Problem statement: Using the data below, return word for word every line from the one holding "Convert this chart" down to the one holding "Serif', 'Times New". Leave pictures out.

::: Given data

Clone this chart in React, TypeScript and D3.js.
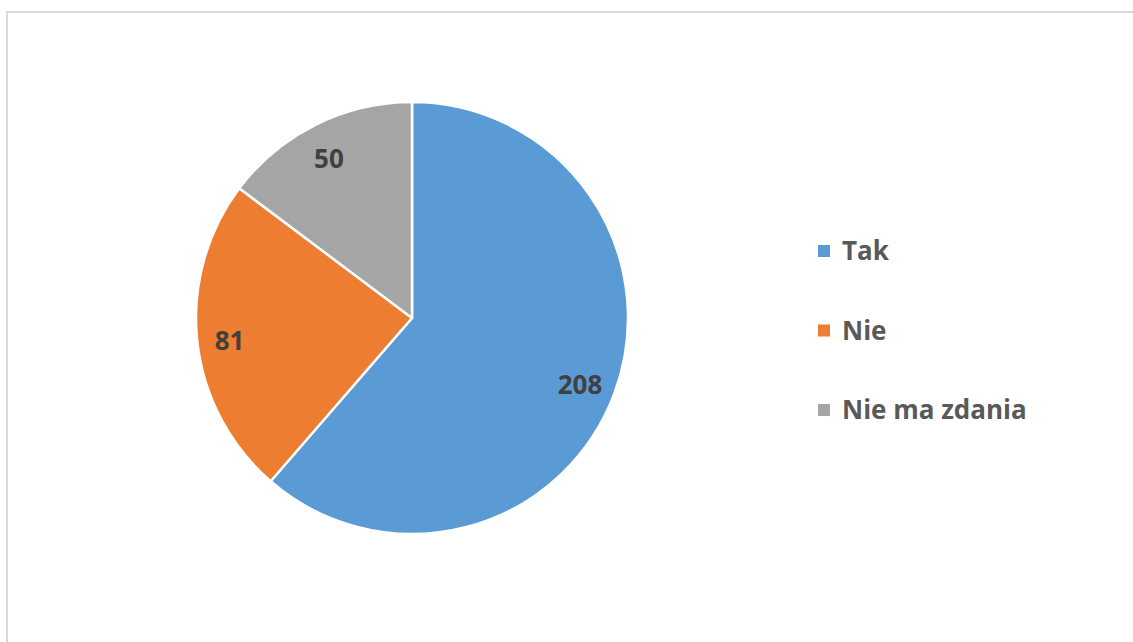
import * as React from "react";
import * as d3 from "d3";

const categories = ["Tak", "Nie", "Nie ma zdania"];
const values = [208, 81, 50];
const colors = ["#5B9BD5", "#ED7D31", "#A5A5A5"];

const W = 1133;
const H = 642;

export default function App() {
  const cx = 412;
  const cy = 318;
  const r = 216;

  const pie = d3.pie<number>().sort(null).value(d => d);
  const arcs = pie(values);
  const arc = d3.arc<d3.PieArcDatum<number>>().innerRadius(0).outerRadius(r);
  const labelArc = d3.arc<d3.PieArcDatum<number>>().innerRadius(r * 0.84).outerRadius(r * 0.84);

  // legend rows
  const legendY = d3.scalePoint<string>().domain(categories).range([251, 410]);

  const font = "'Open Sans', sans-serif";

  return (
    <svg width={W} height={H} style={{position: "absolute", left: 0, top: 0}}>
      <rect x={0} y={0} width={W} height={H} fill="#fff"/>
      <rect x={7} y={12} width={W + 20} height={H + 20} fill="none" stroke="#d9d9d9" strokeWidth={2}/>
      <g transform={`translate(${cx},${cy})`}>
        {arcs.map((a, i) => (
          <path key={i} d={arc(a) || ""} fill={colors[i]} stroke="#fff" strokeWidth={2.5} strokeLinejoin="round"/>
        ))}
        {arcs.map((a, i) => {
          const [x, y] = labelArc.centroid(a);
          return (
            <text key={i} x={x - 2} y={y + 3} dy="0.36em" textAnchor="middle" fill="#404040"
                  fontFamily={font} fontWeight="bold" fontSize={26}>
              {values[i]}
            </text>
          );
        })}
      </g>
      <g>
        {categories.map((c, i) => (
          <g key={c} transform={`translate(818,${legendY(c)})`}>
            <rect x={0} y={-6} width={12} height={12} fill={colors[i]}/>
            <text x={24} y={0} dy="0.36em" fill="#595959" fontFamily={font} fontWeight="bold" fontSize={26}>
              {c}
            </text>
          </g>
        ))}
      </g>
    </svg>
  );
}
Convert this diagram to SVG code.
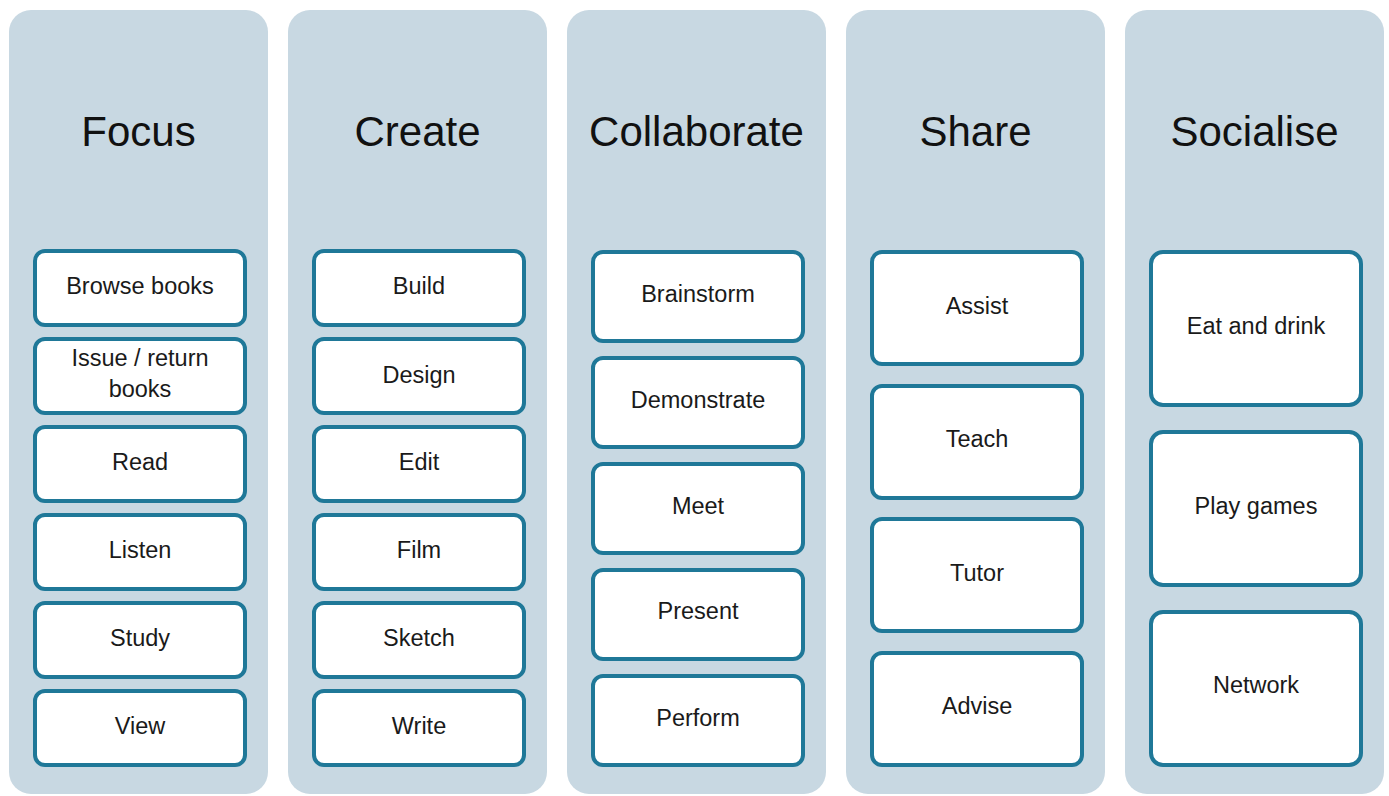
<svg xmlns="http://www.w3.org/2000/svg" width="1389" height="796" viewBox="0 0 1389 796">
<style>
.panel{fill:#c8d8e2}
.box{fill:#ffffff;stroke:#1f7898;stroke-width:4}
.h{font-family:"Liberation Sans",Arial,sans-serif;font-size:42px;fill:#111;text-anchor:middle}
.t{font-family:"Liberation Sans",Arial,sans-serif;font-size:23.5px;fill:#1a1a1a;text-anchor:middle}
</style>
<rect width="1389" height="796" fill="#ffffff"/>
<g id="col-focus">
<rect class="panel" x="9" y="10" width="259" height="784" rx="22"/>
<text class="h" x="138.5" y="146">Focus</text>
<g id="n-browse"><rect class="box" x="35" y="251" width="210" height="74" rx="10"/><text class="t" x="140" y="294">Browse books</text></g>
<g id="n-issue"><rect class="box" x="35" y="339" width="210" height="74" rx="10"/><text class="t" x="140" y="366">Issue / return</text><text class="t" x="140" y="397">books</text></g>
<g id="n-read"><rect class="box" x="35" y="427" width="210" height="74" rx="10"/><text class="t" x="140" y="470">Read</text></g>
<g id="n-listen"><rect class="box" x="35" y="515" width="210" height="74" rx="10"/><text class="t" x="140" y="558">Listen</text></g>
<g id="n-study"><rect class="box" x="35" y="603" width="210" height="74" rx="10"/><text class="t" x="140" y="646">Study</text></g>
<g id="n-view"><rect class="box" x="35" y="691" width="210" height="74" rx="10"/><text class="t" x="140" y="734">View</text></g>
</g>
<g id="col-create">
<rect class="panel" x="288" y="10" width="259" height="784" rx="22"/>
<text class="h" x="417.5" y="146">Create</text>
<g id="n-build"><rect class="box" x="314" y="251" width="210" height="74" rx="10"/><text class="t" x="419" y="294">Build</text></g>
<g id="n-design"><rect class="box" x="314" y="339" width="210" height="74" rx="10"/><text class="t" x="419" y="383">Design</text></g>
<g id="n-edit"><rect class="box" x="314" y="427" width="210" height="74" rx="10"/><text class="t" x="419" y="470">Edit</text></g>
<g id="n-film"><rect class="box" x="314" y="515" width="210" height="74" rx="10"/><text class="t" x="419" y="558">Film</text></g>
<g id="n-sketch"><rect class="box" x="314" y="603" width="210" height="74" rx="10"/><text class="t" x="419" y="646">Sketch</text></g>
<g id="n-write"><rect class="box" x="314" y="691" width="210" height="74" rx="10"/><text class="t" x="419" y="734">Write</text></g>
</g>
<g id="col-collaborate">
<rect class="panel" x="567" y="10" width="259" height="784" rx="22"/>
<text class="h" x="696.5" y="146">Collaborate</text>
<g id="n-brainstorm"><rect class="box" x="593" y="252" width="210" height="89" rx="10"/><text class="t" x="698" y="302">Brainstorm</text></g>
<g id="n-demonstrate"><rect class="box" x="593" y="358" width="210" height="89" rx="10"/><text class="t" x="698" y="408">Demonstrate</text></g>
<g id="n-meet"><rect class="box" x="593" y="464" width="210" height="89" rx="10"/><text class="t" x="698" y="514">Meet</text></g>
<g id="n-present"><rect class="box" x="593" y="570" width="210" height="89" rx="10"/><text class="t" x="698" y="619">Present</text></g>
<g id="n-perform"><rect class="box" x="593" y="676" width="210" height="89" rx="10"/><text class="t" x="698" y="726">Perform</text></g>
</g>
<g id="col-share">
<rect class="panel" x="846" y="10" width="259" height="784" rx="22"/>
<text class="h" x="975.5" y="146">Share</text>
<g id="n-assist"><rect class="box" x="872" y="252" width="210" height="112" rx="10"/><text class="t" x="977" y="314">Assist</text></g>
<g id="n-teach"><rect class="box" x="872" y="386" width="210" height="112" rx="10"/><text class="t" x="977" y="447">Teach</text></g>
<g id="n-tutor"><rect class="box" x="872" y="519" width="210" height="112" rx="10"/><text class="t" x="977" y="581">Tutor</text></g>
<g id="n-advise"><rect class="box" x="872" y="653" width="210" height="112" rx="10"/><text class="t" x="977" y="714">Advise</text></g>
</g>
<g id="col-socialise">
<rect class="panel" x="1125" y="10" width="259" height="784" rx="22"/>
<text class="h" x="1254.5" y="146">Socialise</text>
<g id="n-eat"><rect class="box" x="1151" y="252" width="210" height="153" rx="12"/><text class="t" x="1256" y="334">Eat and drink</text></g>
<g id="n-play"><rect class="box" x="1151" y="432" width="210" height="153" rx="12"/><text class="t" x="1256" y="514">Play games</text></g>
<g id="n-network"><rect class="box" x="1151" y="612" width="210" height="153" rx="12"/><text class="t" x="1256" y="693">Network</text></g>
</g>
<g id="connectors"></g>
</svg>
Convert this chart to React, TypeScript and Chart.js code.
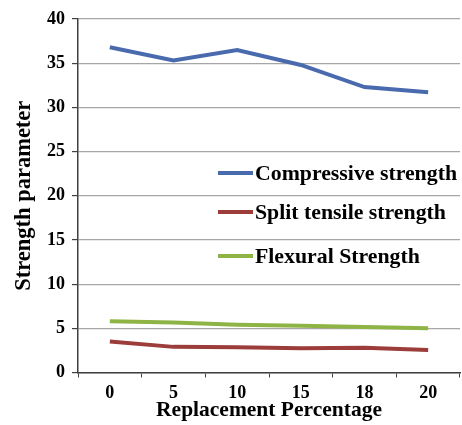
import React, { useEffect, useRef } from "react";
import { Chart, registerables } from "chart.js";

Chart.register(...registerables);

const categories = ["0", "5", "10", "15", "18", "20"];
const compressive = [36.8, 35.3, 36.5, 34.8, 32.3, 31.7];
const splitTensile = [3.5, 2.9, 2.85, 2.75, 2.8, 2.55];
const flexural = [5.8, 5.65, 5.4, 5.3, 5.15, 5.0];
const seriesNames = ["Compressive strength", "Split tensile strength", "Flexural Strength"];
const seriesColors = ["#4a6aae", "#9c3d3b", "#8fb446"];

const FONT = "'Liberation Serif', 'Times New Roman', serif";

const insideLegend = {
  id: "insideLegend",
  afterDraw(chart: any) {
    const { ctx, chartArea } = chart;
    const rows = [154, 193, 237];
    ctx.save();
    ctx.font = `bold 21.8px ${FONT}`;
    ctx.textBaseline = "middle";
    ctx.textAlign = "left";
    chart.data.datasets.forEach((ds: any, i: number) => {
      const y = chartArea.top + rows[i];
      const x0 = chartArea.left + 140;
      ctx.strokeStyle = ds.borderColor;
      ctx.lineWidth = 4;
      ctx.beginPath();
      ctx.moveTo(x0, y);
      ctx.lineTo(x0 + 35, y);
      ctx.stroke();
      ctx.fillStyle = "#000";
      ctx.fillText(ds.label, x0 + 37, y + 1);
    });
    ctx.restore();
  },
};

export default function App() {
  const ref = useRef<HTMLCanvasElement | null>(null);
  useEffect(() => {
    document.body.style.margin = "0";
    if (!ref.current) return;
    const chart = new Chart(ref.current, {
      type: "line",
      data: {
        labels: categories,
        datasets: [compressive, splitTensile, flexural].map((d, i) => ({
          label: seriesNames[i],
          data: d,
          borderColor: seriesColors[i],
          backgroundColor: seriesColors[i],
          borderWidth: 4,
          pointRadius: 0,
          tension: 0,
        })),
      },
      options: {
        animation: false,
        responsive: false,
        maintainAspectRatio: false,
        layout: { padding: { top: 19, right: 2, left: 0, bottom: 0 } },
        plugins: { legend: { display: false }, tooltip: { enabled: false } },
        scales: {
          x: {
            offset: true,
            grid: {
              offset: true,
              drawOnChartArea: false,
              drawTicks: true,
              tickLength: 5,
              tickColor: "#404040",
            },
            border: { color: "#404040", width: 1.5 },
            ticks: {
              color: "#000",
              padding: 5,
              font: { family: FONT, size: 18, weight: "bold" },
            },
            title: {
              display: true,
              text: "Replacement Percentage",
              color: "#000",
              padding: { top: 0, bottom: 2 },
              font: { family: FONT, size: 21.5, weight: "bold" },
            },
            afterFit: (s: any) => {
              s.height = 52.5;
            },
          },
          y: {
            min: 0,
            max: 40,
            ticks: {
              stepSize: 5,
              color: "#000",
              padding: 7,
              font: { family: FONT, size: 18, weight: "bold" },
            },
            grid: {
              color: "#a6a6a6",
              lineWidth: 1.2,
              tickLength: 6,
              tickColor: "#404040",
            },
            border: { color: "#404040", width: 1.5 },
            title: {
              display: true,
              text: "Strength parameter",
              color: "#000",
              padding: { top: 11, bottom: 0 },
              font: { family: FONT, size: 22.5, weight: "bold" },
            },
            afterFit: (s: any) => {
              s.width = 78;
            },
          },
        },
      },
      plugins: [insideLegend],
    } as any);
    return () => chart.destroy();
  }, []);
  return (
    <div style={{ width: 462, height: 425 }}>
      <canvas ref={ref} width={462} height={425} style={{ width: 462, height: 425, display: "block" }} />
    </div>
  );
}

::::::

Expected answer:
Convert this chart to React, TypeScript and Chart.js code.
import React, { useEffect, useRef } from "react";
import { Chart, registerables } from "chart.js";

Chart.register(...registerables);

const categories = ["0", "5", "10", "15", "18", "20"];
const compressive = [36.8, 35.3, 36.5, 34.8, 32.3, 31.7];
const splitTensile = [3.5, 2.9, 2.85, 2.75, 2.8, 2.55];
const flexural = [5.8, 5.65, 5.4, 5.3, 5.15, 5.0];
const seriesNames = ["Compressive strength", "Split tensile strength", "Flexural Strength"];
const seriesColors = ["#4a6aae", "#9c3d3b", "#8fb446"];

const FONT = "'Liberation Serif', 'Times New Roman', serif";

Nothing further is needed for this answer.